We also talked about the possibility that local groups and/or the national organization might make endorsements in the presidential primary. Many agree this is a bold action that could be really powerful for the movement; but it could also have very serious drawbacks. Some group members expressed concerns that getting involved in the primary would reopen divisions on the left that have still only partially healed since the 2016 primary, and Leah and Ezra shared that in 2016 one of them had voted for Bernie while the other voted for Hillary.
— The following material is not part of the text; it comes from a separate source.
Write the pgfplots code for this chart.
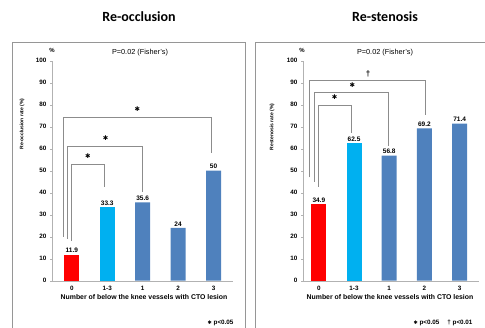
\documentclass[border=0pt]{standalone}
\usepackage{pgfplots}
\pgfplotsset{compat=1.18}
\usepackage{fontspec}
\setmainfont{Liberation Sans}
\newfontfamily\titlefont{Carlito}
\newfontfamily\symfont{DejaVu Sans}
\definecolor{cred}{RGB}{255,0,0}
\definecolor{clight}{RGB}{0,176,240}
\definecolor{cblue}{RGB}{79,129,189}
\definecolor{cframe}{RGB}{150,150,150}
\definecolor{cbr}{RGB}{140,140,140}
\newcommand{\st}{{\symfont\fontsize{6.5}{7}\selectfont ✱}}
\pgfplotsset{panel/.style={
  scale only axis, anchor=south west,
  height=220pt, ymin=0, ymax=100, ytick={0,10,...,100},
  xmin=-0.56, xmax=4.55,
  axis x line=bottom, axis y line=left, axis line style={draw=gray!60, -},
  xtick={0,...,4}, xticklabels={0,1-3,1,2,3},
  ybar, bar width=15pt,
  /pgf/number format/assume math mode=true,
  tick label style={font=\fontsize{6.3}{7}\selectfont\bfseries},
  x tick style={draw=none}, y tick style={draw=gray!60}, tick align=outside, major tick length=2pt,
  nodes near coords, every node near coord/.append style={font=\fontsize{6.5}{7}\selectfont\bfseries, inner sep=1.5pt},
  clip=false,
}}
\begin{document}
\begin{tikzpicture}
\path[use as bounding box] (0pt,0pt) rectangle (485pt,327pt);
\clip (0pt,0pt) rectangle (485pt,327pt);
% frames
\draw[cframe, line width=0.8pt] (12pt,285pt) rectangle (245pt,-10pt);
\draw[cframe, line width=0.8pt] (255pt,285pt) rectangle (495pt,-10pt);
% titles
\node[font=\titlefont\fontsize{14}{15}\selectfont\bfseries] at (139pt,310pt) {Re-occlusion};
\node[font=\titlefont\fontsize{14}{15}\selectfont\bfseries] at (385pt,310pt) {Re-stenosis};

% left panel
\begin{axis}[panel, at={(52pt,46.3pt)}, width=181pt]
\addplot[fill=cred, draw=none, bar shift=0pt] coordinates {(0,11.9)};
\addplot[fill=clight, draw=none, bar shift=0pt] coordinates {(1,33.3)};
\addplot[fill=cblue, draw=none, bar shift=0pt] coordinates {(2,35.6) (3,24) (4,50)};
\draw[cbr, line width=0.8pt] (axis cs:0,18) |- (axis cs:0.93,53) -- (axis cs:0.93,42.5);
\draw[cbr, line width=0.8pt] (axis cs:-0.12,19) |- (axis cs:1.99,61.2) -- (axis cs:1.99,40.5);
\draw[cbr, line width=0.8pt] (axis cs:-0.24,20) |- (axis cs:3.95,74.3) -- (axis cs:3.95,58);
\node at (axis cs:0.45,56.8) {\st};
\node at (axis cs:0.95,65) {\st};
\node at (axis cs:1.85,78) {\st};
\end{axis}

% right panel
\begin{axis}[panel, at={(303pt,46.3pt)}, width=176pt, xmin=-0.45, xmax=4.55]
\addplot[fill=cred, draw=none, bar shift=0pt] coordinates {(0,34.9)};
\addplot[fill=clight, draw=none, bar shift=0pt] coordinates {(1,62.5)};
\addplot[fill=cblue, draw=none, bar shift=0pt] coordinates {(2,56.8) (3,69.2) (4,71.4)};
\draw[cbr, line width=0.8pt] (axis cs:0,42.7) |- (axis cs:0.92,79.9) -- (axis cs:0.92,67);
\draw[cbr, line width=0.8pt] (axis cs:-0.13,45) |- (axis cs:1.99,85.5) -- (axis cs:1.99,61.2);
\draw[cbr, line width=0.8pt] (axis cs:-0.26,47) |- (axis cs:3.03,91.2) -- (axis cs:3.03,75.3);
\node at (axis cs:0.45,83.3) {\st};
\node at (axis cs:0.95,88.8) {\st};
\node[font=\fontsize{8}{8}\selectfont\bfseries] at (axis cs:1.4,94) {†};
\end{axis}

% texts
\node[font=\fontsize{7.3}{8}\selectfont] at (140pt,274pt) {P=0.02 (Fisher's)};
\node[font=\fontsize{7.3}{8}\selectfont] at (385pt,274pt) {P=0.02 (Fisher's)};
\node[font=\fontsize{6}{6}\selectfont\bfseries] at (52pt,277pt) {\%};
\node[font=\fontsize{6}{6}\selectfont\bfseries] at (302pt,277pt) {\%};
\node[rotate=90, font=\fontsize{5}{5}\selectfont\bfseries] at (22pt,203pt) {Re-occlusion rate (\%)};
\node[rotate=90, font=\fontsize{5}{5}\selectfont\bfseries] at (272pt,200pt) {Restenosis rate (\%)};
\node[font=\fontsize{6.9}{7}\selectfont\bfseries] at (144pt,30pt) {Number of below the knee vessels with CTO lesion};
\node[font=\fontsize{6.9}{7}\selectfont\bfseries] at (390pt,30pt) {Number of below the knee vessels with CTO lesion};
\node[anchor=east, font=\fontsize{6.3}{7}\selectfont\bfseries] at (237pt,4pt) {{\symfont\fontsize{5}{5}\selectfont ✱} p<0.05};
\node[anchor=east, font=\fontsize{6.3}{7}\selectfont\bfseries] at (476pt,4pt) {{\symfont\fontsize{5}{5}\selectfont ✱} p<0.05 \quad † p<0.01};
\end{tikzpicture}
\end{document}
Of course, their marriage has survived a lot of things that most partnerships wouldn’t, like working together and writing a book together!

We ended the evening by reflecting together on the forces that brought us together to that room and all the things we’ve accomplished together in our movement — things we never would have thought possible until they happened: We preserved the ACA under the unified control of a GOP that had been promising to repeal it since before it passed. We overcame rampant gerrymandering and voter suppression to flip the House. If those “miracles” were possible, we can believe in the utopian representative and responsive democracy seen in Leah and Ezra’s book, and in our collective vision for a future after Trump.